» **WHAT NEEDS TO BE DONE**: Reproduce exactly the lines below, from the first one through the line containing "(title) at (1062,207)", and omit any pictures.

"""

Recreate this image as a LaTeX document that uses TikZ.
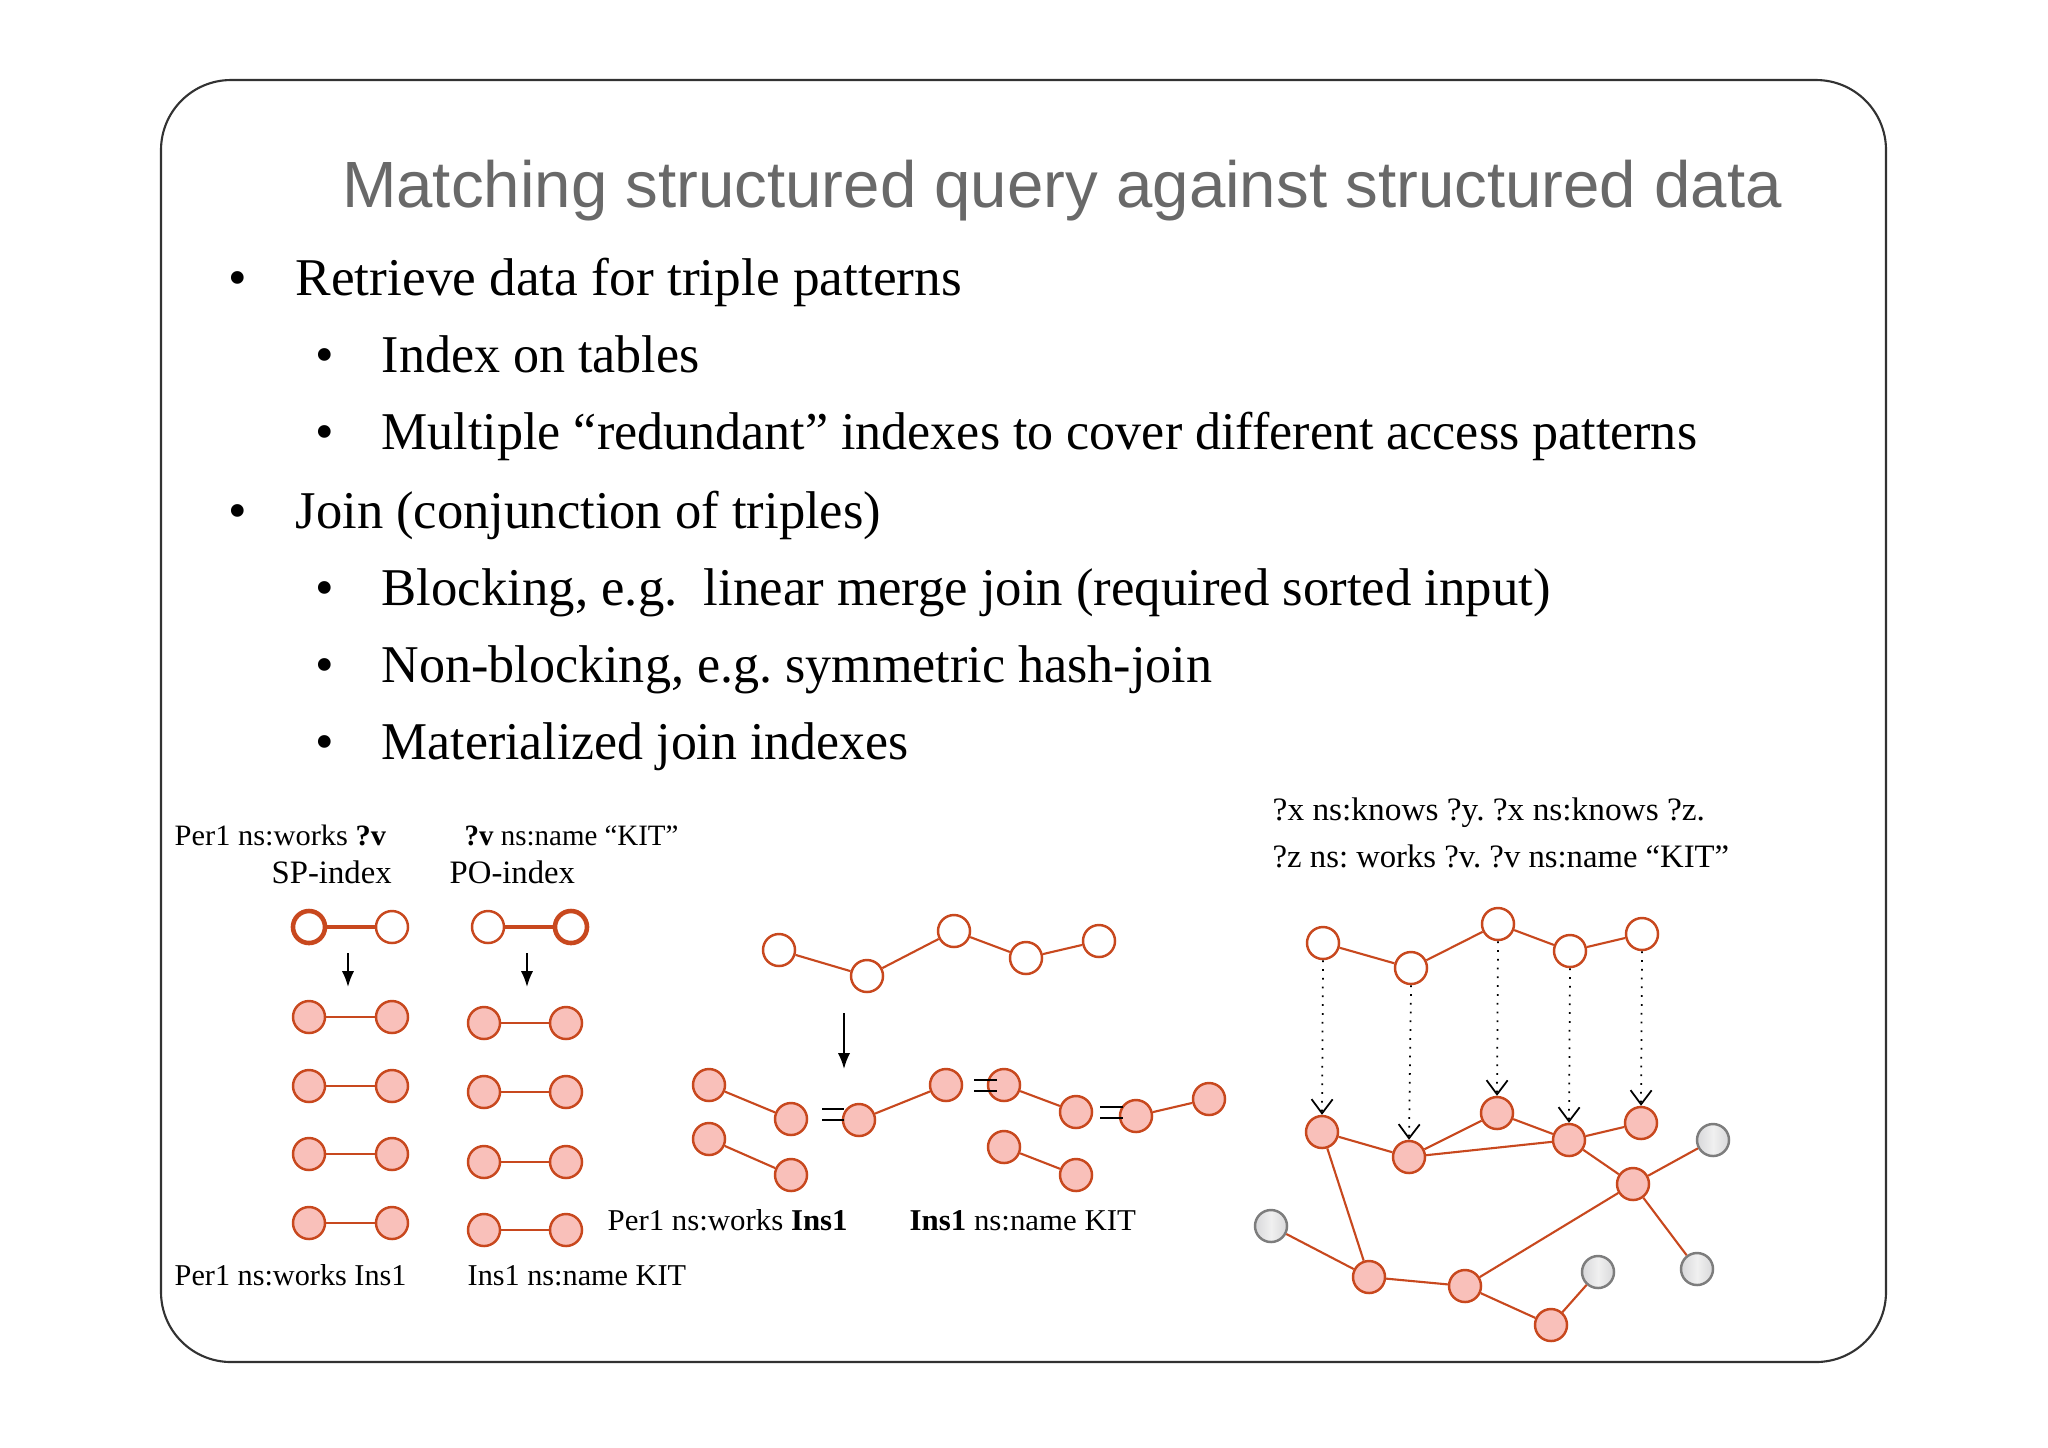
\documentclass[tikz,border=0pt]{standalone}
\usepackage{fontspec}
\setmainfont{Liberation Serif}
\newfontfamily\titlefont{Liberation Sans}
\usetikzlibrary{arrows.meta}
\definecolor{edgeor}{RGB}{200,72,30}
\definecolor{nodefill}{RGB}{249,192,186}
\definecolor{grayfill}{RGB}{216,216,218}
\definecolor{graylight}{RGB}{240,240,240}
\definecolor{grayedge}{RGB}{125,125,125}
\definecolor{titlegray}{RGB}{105,105,105}
\definecolor{framecol}{RGB}{50,50,50}
\frenchspacing
\newcommand{\xsc}[2]{\scalebox{#1}[1]{#2}}
\begin{document}
\begin{tikzpicture}[x=0.01cm,y=-0.01cm,
  vnode/.style={circle,draw=edgeor,line width=0.7pt,inner sep=0pt,minimum size=0.32cm},
  qnode/.style={vnode,fill=white},
  dnode/.style={vnode,fill=nodefill},
  gnode/.style={circle,draw=grayedge,left color=grayfill,right color=grayfill,middle color=graylight,line width=0.7pt,inner sep=0pt,minimum size=0.32cm},
  thicknode/.style={vnode,fill=white,line width=1.3pt},
  edge/.style={draw=edgeor,line width=0.6pt},
  thickedge/.style={draw=edgeor,line width=1.3pt},
  bodytext/.style={anchor=base west,inner sep=0pt,font=\fontsize{15.1}{18}\selectfont},
  bul/.style={anchor=base,inner sep=0pt,font=\fontsize{15.1}{18}\selectfont},
  smalltext/.style={anchor=base west,inner sep=0pt,font=\fontsize{9.3}{11}\selectfont},
  labeltext/.style={anchor=base west,inner sep=0pt,font=\fontsize{8.6}{10}\selectfont},
  tinytext/.style={anchor=base west,inner sep=0pt,font=\fontsize{8.4}{10}\selectfont},
  solidarrow/.style={-{Latex[length=4.5pt,width=3.5pt]},line width=0.6pt},
  matcharrow/.style={-{Straight Barb[length=4pt,width=6pt]},dotted,line width=0.5pt},
  eqline/.style={line width=0.6pt}
]
\useasboundingbox (0,0) rectangle (2048,1447);
\fill[white] (0,0) rectangle (2048,1447);
% frame
\draw[framecol,line width=0.6pt,rounded corners=0.7cm] (161,80) rectangle (1886,1362);

% title
\node[anchor=base,inner sep=0pt,text=titlegray,font=\titlefont\fontsize{18.6}{22}\selectfont] (title) at (1062,207) {Matching structured query against structured data};

% bullets
\node[bul] (b1) at (238,295) {•};
\node[bodytext] (t1) at (295,295) {\xsc{1.004}{Retrieve data for triple patterns}};
\node[bul] (b2) at (325,372) {•};
\node[bodytext] (t2) at (381,372) {\xsc{0.98}{Index on tables}};
\node[bul] (b3) at (325,449) {•};
\node[bodytext] (t3) at (381,449) {\xsc{0.98}{Multiple “redundant” indexes to cover different access patterns}};
\node[bul] (b4) at (238,528) {•};
\node[bodytext] (t4) at (295,528) {\xsc{0.99}{Join (conjunction of triples)}};
\node[bul] (b5) at (325,605) {•};
\node[bodytext] (t5) at (381,605) {\xsc{0.993}{Blocking, e.g.\ \ linear merge join (required sorted input)}};
\node[bul] (b6) at (325,682) {•};
\node[bodytext] (t6) at (381,682) {\xsc{0.981}{Non-blocking, e.g. symmetric hash-join}};
\node[bul] (b7) at (325,759) {•};
\node[bodytext] (t7) at (381,759) {\xsc{0.976}{Materialized join indexes}};

% left part labels
\node[tinytext] (l1) at (174,845) {\xsc{1.03}{Per1 ns:works \textbf{?v}}};
\node[tinytext] (l2) at (464,845) {\xsc{0.98}{\textbf{?v} ns:name “KIT”}};
\node[smalltext] (l3) at (271,883) {SP-index};
\node[smalltext] (l4) at (449,883) {PO-index};
\node[labeltext] (l5) at (174,1285) {Per1 ns:works Ins1};
\node[labeltext] (l6) at (467,1285) {Ins1 ns:name KIT};

% SP-index pattern
\node[thicknode] (spa) at (309,927) {};
\node[qnode] (spb) at (392,927) {};
\draw[thickedge] (spa) -- (spb);
\coordinate (spar1) at (348,953);
\coordinate (spar2) at (348,987);
\draw[solidarrow] (spar1) -- (spar2);
\foreach \i/\y in {1/1017,2/1086,3/1154,4/1223}{
  \node[dnode] (spl\i) at (309,\y) {};
  \node[dnode] (spr\i) at (392,\y) {};
  \draw[edge] (spl\i) -- (spr\i);
}
% PO-index pattern
\node[qnode] (poa) at (488,927) {};
\node[thicknode] (pob) at (571,927) {};
\draw[thickedge] (poa) -- (pob);
\coordinate (poar1) at (527,953);
\coordinate (poar2) at (527,987);
\draw[solidarrow] (poar1) -- (poar2);
\foreach \i/\y in {1/1023,2/1092,3/1162,4/1230}{
  \node[dnode] (pol\i) at (484,\y) {};
  \node[dnode] (por\i) at (566,\y) {};
  \draw[edge] (pol\i) -- (por\i);
}

% middle part
\node[qnode] (n1) at (779,950) {};
\node[qnode] (n2) at (867,976) {};
\node[qnode] (n3) at (954,931) {};
\node[qnode] (n4) at (1026,958) {};
\node[qnode] (n5) at (1099,941) {};
\draw[edge] (n1) -- (n2) -- (n3) -- (n4) -- (n5);
\coordinate (mar1) at (844,1013);
\coordinate (mar2) at (844,1069);
\draw[solidarrow] (mar1) -- (mar2);

\node[dnode] (a1) at (709,1085) {};
\node[dnode] (a2) at (791,1119) {};
\node[dnode] (a3) at (709,1139) {};
\node[dnode] (a4) at (791,1175) {};
\draw[edge] (a1) -- (a2);
\draw[edge] (a3) -- (a4);
\node[dnode] (m1) at (859,1120) {};
\node[dnode] (m2) at (946,1085) {};
\draw[edge] (m1) -- (m2);
\node[dnode] (c1) at (1004,1085) {};
\node[dnode] (c2) at (1076,1112) {};
\node[dnode] (c3) at (1004,1147) {};
\node[dnode] (c4) at (1076,1175) {};
\draw[edge] (c1) -- (c2);
\draw[edge] (c3) -- (c4);
\node[dnode] (d1) at (1136,1116) {};
\node[dnode] (d2) at (1209,1099) {};
\draw[edge] (d1) -- (d2);
% equal signs
\draw[eqline] (822,1109) -- (844,1109) (822,1120) -- (844,1120);
\draw[eqline] (974,1080) -- (997,1080) (974,1091) -- (997,1091);
\draw[eqline] (1100,1107) -- (1123,1107) (1100,1118) -- (1123,1118);

\node[labeltext] (l7) at (607,1230) {\xsc{1.02}{Per1 ns:works \textbf{Ins1}}};
\node[labeltext] (l8) at (909,1230) {\xsc{1.02}{\textbf{Ins1} ns:name KIT}};

% right part
\node[smalltext] (l9) at (1272,820) {\xsc{1.02}{?x ns:knows ?y. ?x ns:knows ?z.}};
\node[smalltext] (l10) at (1272,867) {?z ns: works ?v. ?v ns:name “KIT”};

\node[qnode] (q1) at (1323,943) {};
\node[qnode] (q2) at (1411,968) {};
\node[qnode] (q3) at (1498,924) {};
\node[qnode] (q4) at (1570,951) {};
\node[qnode] (q5) at (1642,934) {};
\draw[edge] (q1) -- (q2) -- (q3) -- (q4) -- (q5);

\node[dnode] (p1) at (1322,1132) {};
\node[dnode] (p2) at (1409,1157) {};
\node[dnode] (p3) at (1497,1113) {};
\node[dnode] (p4) at (1569,1140) {};
\node[dnode] (p5) at (1641,1123) {};
\node[dnode] (p6) at (1633,1184) {};
\node[dnode] (p7) at (1369,1277) {};
\node[dnode] (p8) at (1465,1286) {};
\node[dnode] (p9) at (1551,1325) {};
\node[gnode] (g1) at (1713,1140) {};
\node[gnode] (g2) at (1271,1226) {};
\node[gnode] (g3) at (1598,1272) {};
\node[gnode] (g4) at (1697,1269) {};

\draw[edge] (p1) -- (p2);
\draw[edge] (p2) -- (p3);
\draw[edge] (p2) -- (p4);
\draw[edge] (p3) -- (p4);
\draw[edge] (p4) -- (p5);
\draw[edge] (p4) -- (p6);
\draw[edge] (p6) -- (g1);
\draw[edge] (p6) -- (g4);
\draw[edge] (p6) -- (p8);
\draw[edge] (p1) -- (p7);
\draw[edge] (g2) -- (p7);
\draw[edge] (p7) -- (p8);
\draw[edge] (p8) -- (p9);
\draw[edge] (p9) -- (g3);

\foreach \i in {1,...,5}{
  \draw[matcharrow] (q\i.south) -- (p\i.north);
}
\end{tikzpicture}
\end{document}
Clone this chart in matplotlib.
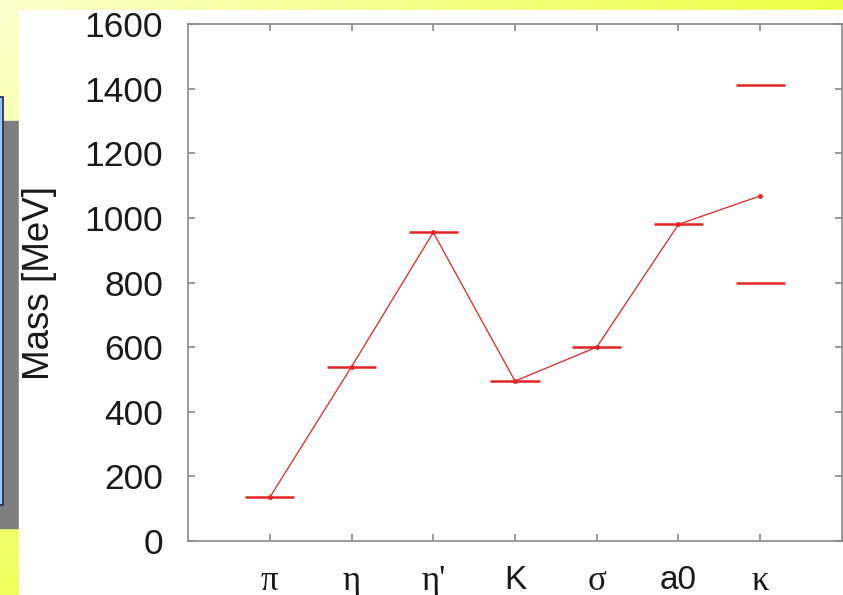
import numpy as np
import matplotlib
matplotlib.use('Agg')
import matplotlib.pyplot as plt
from matplotlib.patches import Rectangle

# mesons on the x axis
mesons = ['π', 'η', "η'", 'K', 'σ', 'a0', 'κ']
greek = {'π', 'η', "η'", 'σ', 'κ'}

# model masses (line through the points) [MeV]
model_mass = [135, 539, 955, 495, 600, 980, 1068]

# experimental masses (short horizontal bars) [MeV]
exp_meson = ['π', 'η', "η'", 'K', 'σ', 'a0', 'κ', 'κ']
exp_mass = [135, 539, 955, 495, 600, 980, 800, 1410]

y_ticks = [0, 200, 400, 600, 800, 1000, 1200, 1400, 1600]

RED = '#e42424'
GRAY = '#8a8a8a'

W, H = 843, 595
fig = plt.figure(figsize=(W / 100, H / 100), dpi=100)

# slide background: yellow gradient, white card, blue box with shadow
bg = fig.add_axes([0, 0, 1, 1])
bg.set_xlim(0, W)
bg.set_ylim(H, 0)
bg.axis('off')
gx, gy = np.meshgrid(np.linspace(0, 1, 200), np.linspace(0, 1, 200))
t = np.clip(0.75 * gx + 0.6 * gy, 0, 1)
c0 = np.array([0.99, 1.0, 0.80])
c1 = np.array([0.91, 1.0, 0.08])
grad = c0[None, None, :] * (1 - t[..., None]) + c1[None, None, :] * t[..., None]
bg.imshow(grad, extent=[0, W, H, 0], aspect='auto', zorder=0)
bg.add_patch(Rectangle((0, 121), 19, 407, color='#7f7f7f', zorder=1))
bg.add_patch(Rectangle((-5, 97), 8, 408, facecolor='#9cc4ee',
                       edgecolor='#1a2a4a', lw=1.2, zorder=2))
bg.add_patch(Rectangle((19, 10), W - 19, H - 10, color='white', zorder=3))

ax = fig.add_axes([188 / W, (H - 541) / H, (842 - 188) / W, (541 - 24) / H])
ax.set_facecolor('white')

x_pos = {m: i + 1 for i, m in enumerate(mesons)}
xs = [x_pos[m] for m in mesons]
ax.plot(xs, model_mass, color=RED, lw=0.9, marker='o', ms=2.5, zorder=3)

ex = np.array([x_pos[m] for m in exp_meson])
ax.hlines(exp_mass, ex - 0.3, ex + 0.3, color=RED, lw=1.8, zorder=3)

ax.set_xlim(0, 8)
ax.set_ylim(0, 1600)
ax.set_xticks(xs)
ax.set_xticklabels(mesons)
ax.set_yticks(y_ticks)
ax.set_yticklabels([str(v) for v in y_ticks])
for lab in ax.get_xticklabels():
    if lab.get_text() in greek:
        lab.set_family(['Liberation Serif', 'DejaVu Serif'])
        lab.set_fontsize(25)
    else:
        lab.set_family(['Liberation Sans', 'DejaVu Sans'])
        lab.set_fontsize(24)
for lab in ax.get_yticklabels():
    lab.set_family(['Liberation Sans', 'DejaVu Sans'])
    lab.set_fontsize(25.5)
    lab.set_color('#1a1a1a')

ax.tick_params(direction='in', length=5, width=1.2, color=GRAY,
               top=True, right=True, pad=18, labelcolor='#1a1a1a')
ax.tick_params(axis='x', pad=17)
for s in ax.spines.values():
    s.set_color(GRAY)
    s.set_linewidth(1.2)

ax.set_ylabel('Mass [MeV]', family=['Liberation Sans', 'DejaVu Sans'],
              fontsize=26.5, color='#1a1a1a', labelpad=20)

fig.savefig('out.png', dpi=100)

"""

» **RESPONSE**:
Recreate this image as a LaTeX document that uses TikZ.
\documentclass[tikz,border=0pt]{standalone}
\usepackage{fontspec}
\setmainfont{Liberation Serif}
\newfontfamily\titlefont{Liberation Sans}
\usetikzlibrary{arrows.meta}
\definecolor{edgeor}{RGB}{200,72,30}
\definecolor{nodefill}{RGB}{249,192,186}
\definecolor{grayfill}{RGB}{216,216,218}
\definecolor{graylight}{RGB}{240,240,240}
\definecolor{grayedge}{RGB}{125,125,125}
\definecolor{titlegray}{RGB}{105,105,105}
\definecolor{framecol}{RGB}{50,50,50}
\frenchspacing
\newcommand{\xsc}[2]{\scalebox{#1}[1]{#2}}
\begin{document}
\begin{tikzpicture}[x=0.01cm,y=-0.01cm,
  vnode/.style={circle,draw=edgeor,line width=0.7pt,inner sep=0pt,minimum size=0.32cm},
  qnode/.style={vnode,fill=white},
  dnode/.style={vnode,fill=nodefill},
  gnode/.style={circle,draw=grayedge,left color=grayfill,right color=grayfill,middle color=graylight,line width=0.7pt,inner sep=0pt,minimum size=0.32cm},
  thicknode/.style={vnode,fill=white,line width=1.3pt},
  edge/.style={draw=edgeor,line width=0.6pt},
  thickedge/.style={draw=edgeor,line width=1.3pt},
  bodytext/.style={anchor=base west,inner sep=0pt,font=\fontsize{15.1}{18}\selectfont},
  bul/.style={anchor=base,inner sep=0pt,font=\fontsize{15.1}{18}\selectfont},
  smalltext/.style={anchor=base west,inner sep=0pt,font=\fontsize{9.3}{11}\selectfont},
  labeltext/.style={anchor=base west,inner sep=0pt,font=\fontsize{8.6}{10}\selectfont},
  tinytext/.style={anchor=base west,inner sep=0pt,font=\fontsize{8.4}{10}\selectfont},
  solidarrow/.style={-{Latex[length=4.5pt,width=3.5pt]},line width=0.6pt},
  matcharrow/.style={-{Straight Barb[length=4pt,width=6pt]},dotted,line width=0.5pt},
  eqline/.style={line width=0.6pt}
]
\useasboundingbox (0,0) rectangle (2048,1447);
\fill[white] (0,0) rectangle (2048,1447);
% frame
\draw[framecol,line width=0.6pt,rounded corners=0.7cm] (161,80) rectangle (1886,1362);

% title
\node[anchor=base,inner sep=0pt,text=titlegray,font=\titlefont\fontsize{18.6}{22}\selectfont] (title) at (1062,207) {Matching structured query against structured data};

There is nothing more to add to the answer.